Preparation of Financial Statements when an Entity is No Longer a Going Concern (IAS 10)

Date recorded:

Background

In its February 2021 meeting, the Committee discussed a submission asking firstly, whether an entity can prepare financial statements for prior periods on a going concern basis if it was a going concern in those periods and had not previously prepared financial statements for those periods; and secondly, if it had previously prepared financial statements for the preceding period on a going concern basis, whether it is required to restate comparative information in respect of the preceding period to reflect the basis of accounting used in preparing the current period's financial statements. The staff concluded that the answer to the first question is “no” and entities do not restate comparative information and noted that there is no diversity for the second question. The Committee members generally agreed with this conclusion.

Out of the 16 comment letters received, most respondents agreed with the analysis and conclusion in the tentative agenda decision. Some respondents disagreed with some aspects and/or requested clarifications.

Staff analysis

In respect of the first question, some respondents were of the view that an entity should assess the going concern assumption at the end of the reporting period for which financial statements are being prepared but not when preparing the financial statements. IAS 1:26 requires an entity to assess the going concern assumption for at least 12 months from the end of the reporting period. It would be inappropriate to prepare financial statements for a prior period on a non-going concern when it is known that the entity continued as a going concern for the next reporting period. However, the staff continued to support the Committee’s analysis that an entity that is no longer a going concern cannot prepare financial statements (including those for prior periods) applying IAS 10:14. Moreover, IAS 1:25 requires management to instead make an assessment of an entity’s ability to continue as a going concern when preparing financial statements at the end of the reporting period. Also, IAS 1:26 requires an entity to take into account all available information about the future, thus the staff did not agree that the going concern assessment is limited to the next reporting period only.

 A number of respondents said that preparing financial statements for prior periods on a non-going concern basis could be impractical, requires undue cost or effort and might not provide useful information to users of the financial statements. The staff responded that considering these factors is beyond the scope of the Committee’s discussions on this matter.

In respect to the second question, no respondents disagreed with the Committee’s observations and conclusions. Some respondents said that IFRS Standards did explain why entities should not restate comparative information but the tentative agenda decision did not give the technical analysis.
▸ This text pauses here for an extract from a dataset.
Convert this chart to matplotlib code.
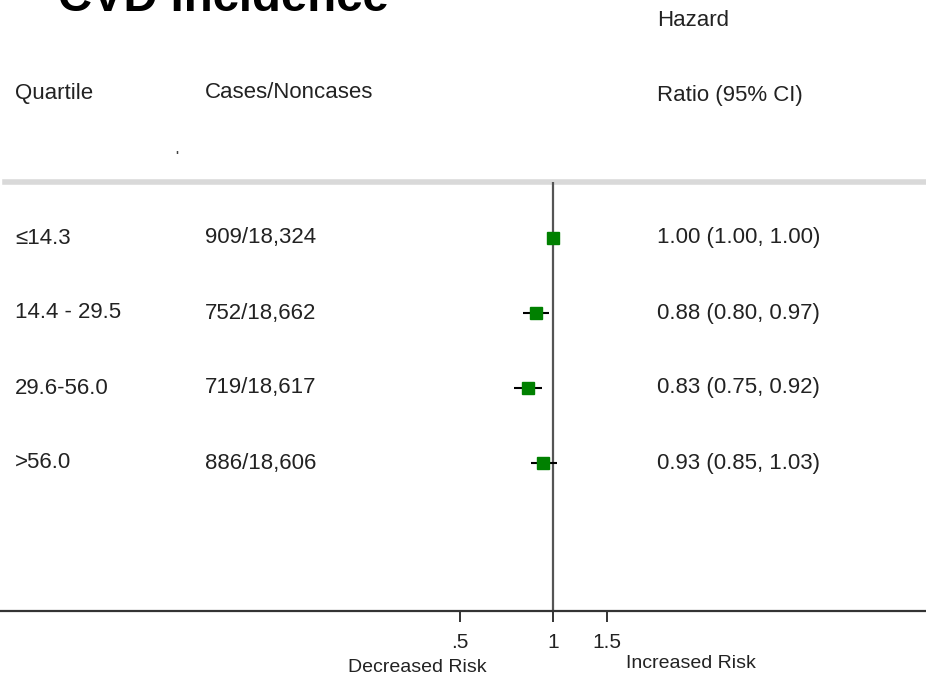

The staff explained that no technical analysis is included because there is no diversity and the matter has no widespread effect. Some of the respondents said the Committee’s observation about prevalent practice could be viewed as material that explains how to apply IFRS Standards. Nonetheless, the staff responded that such a statement is just reflecting what entities do, and it does not comment on what IFRS Standards require. One respondent suggested clarifying that IFRS Standards do not require an entity to provide comparative information. However, the staff said that the question itself suggested that the entity has included comparative information in its current financial statements and therefore, such clarification is not relevant.

Staff recommendation

The staff recommended finalising the agenda decision with no change.

Discussion

Only one Committee member disagreed with finalising the agenda decision as he considered that an agenda decision is not the right mechanism to answer matters which are neither widespread nor material. He commented that while the issue may be widespread for some structured entities, it is not for normal entities.

The remaining Committee members agreed with the staff's analysis and recommendation. However, there was some discussion on the drafting in presenting the second question. Although there was no analysis by the staff, some Committee members suggested mentioning that there is no requirement in the Standard to restate financial statements not prepared on a going concern basis because it is easy to interpret this from IAS 10. However, one observer commented that this may imply the staff had performed analysis on this, but in fact, the Standard has very limited guidance in this aspect. Some Committee members agreed with the caution raised by the observer. At the same time, they were comfortable with the current drafting of the agenda decision, which merely states the observation of the staff, because it is more neutral and also useful to readers of the agenda decision.

The Committee decided, by a majority vote of 13:1, to finalise the agenda decision with some changes to drafting in response to the second question.